As an Av-Geek, my wife and I stayed at the TWA Hotel in June 2019. In general, the nostalgia was great and the view from the Pool Bar, especially after it was dark of the Aircraft at Terminal 4 was unbeatable. The Menu at the Paris Cafe was limited at that time which was unfortunate. We were hoping for airline meals from the 1950s but instead had the option of upscale burgers and sandwiches and from what I recall, 3 or 4 entree choices. It appears that their menu selection as posted today has more options. Our biggest issue with the hotel, however is the thin walls between the rooms. What good are sound proof windows if you can hear every word of the phone conversation from the room next door? The person next door was literally on his phone past 2 AM conducting business even though we pounded on the connecting door a couple of times and even called down to the front desk. It doesn’t take a lot to create sound proofing between rooms and/or the main hall so I wish they had done that during construction.
I think the hotel’s timeline is misguided. The Connie in the back is ok but the terminal is really from the jet age. It would be more authentic to put an old Boeing 727 there. The cars are also too old. The terminal was at its peak in the 1970’s and 1980’s and they should really put a 1976 Chevrolet Camero or a 1971 Mercury (Ford) Capri or a 1977 Mercedes Benz 450SEL around the place.
Labor is expensive.
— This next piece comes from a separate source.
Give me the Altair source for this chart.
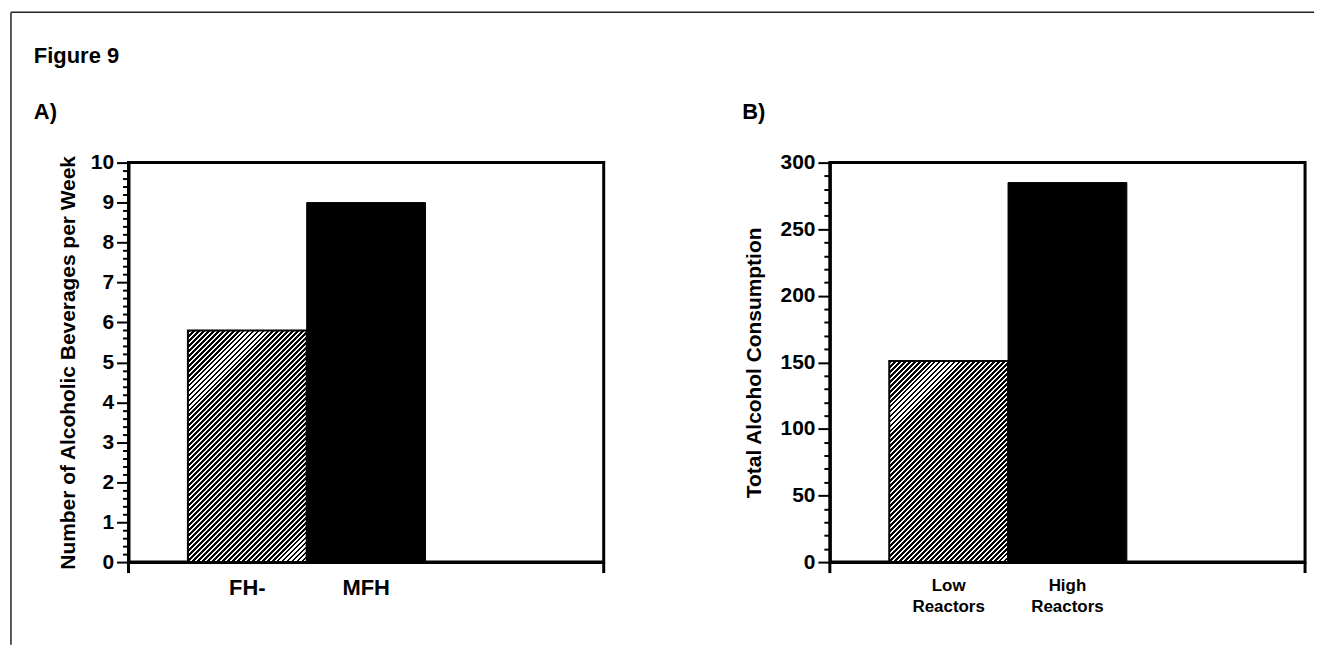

They should consider getting rid of the attendant behind the desk and put a mannequin instead. However, the check in area is not obvious so maybe a person in the middle counter is ok.
Good to see they cleaned up the old TWA Ambassadors Lounge upstairs. God, in the late TWA years (or was it right after the AA acquisition, I’m not sure) that lounge was pretty gross. There were birds flying around in the rafters and you could see the bird poop. One of the giant windows was also cracked.
As a kid when we would pick up or see off dad from there we always loved the long oval corridors out to the satellites. The ledges along the sides were made for kids to run on!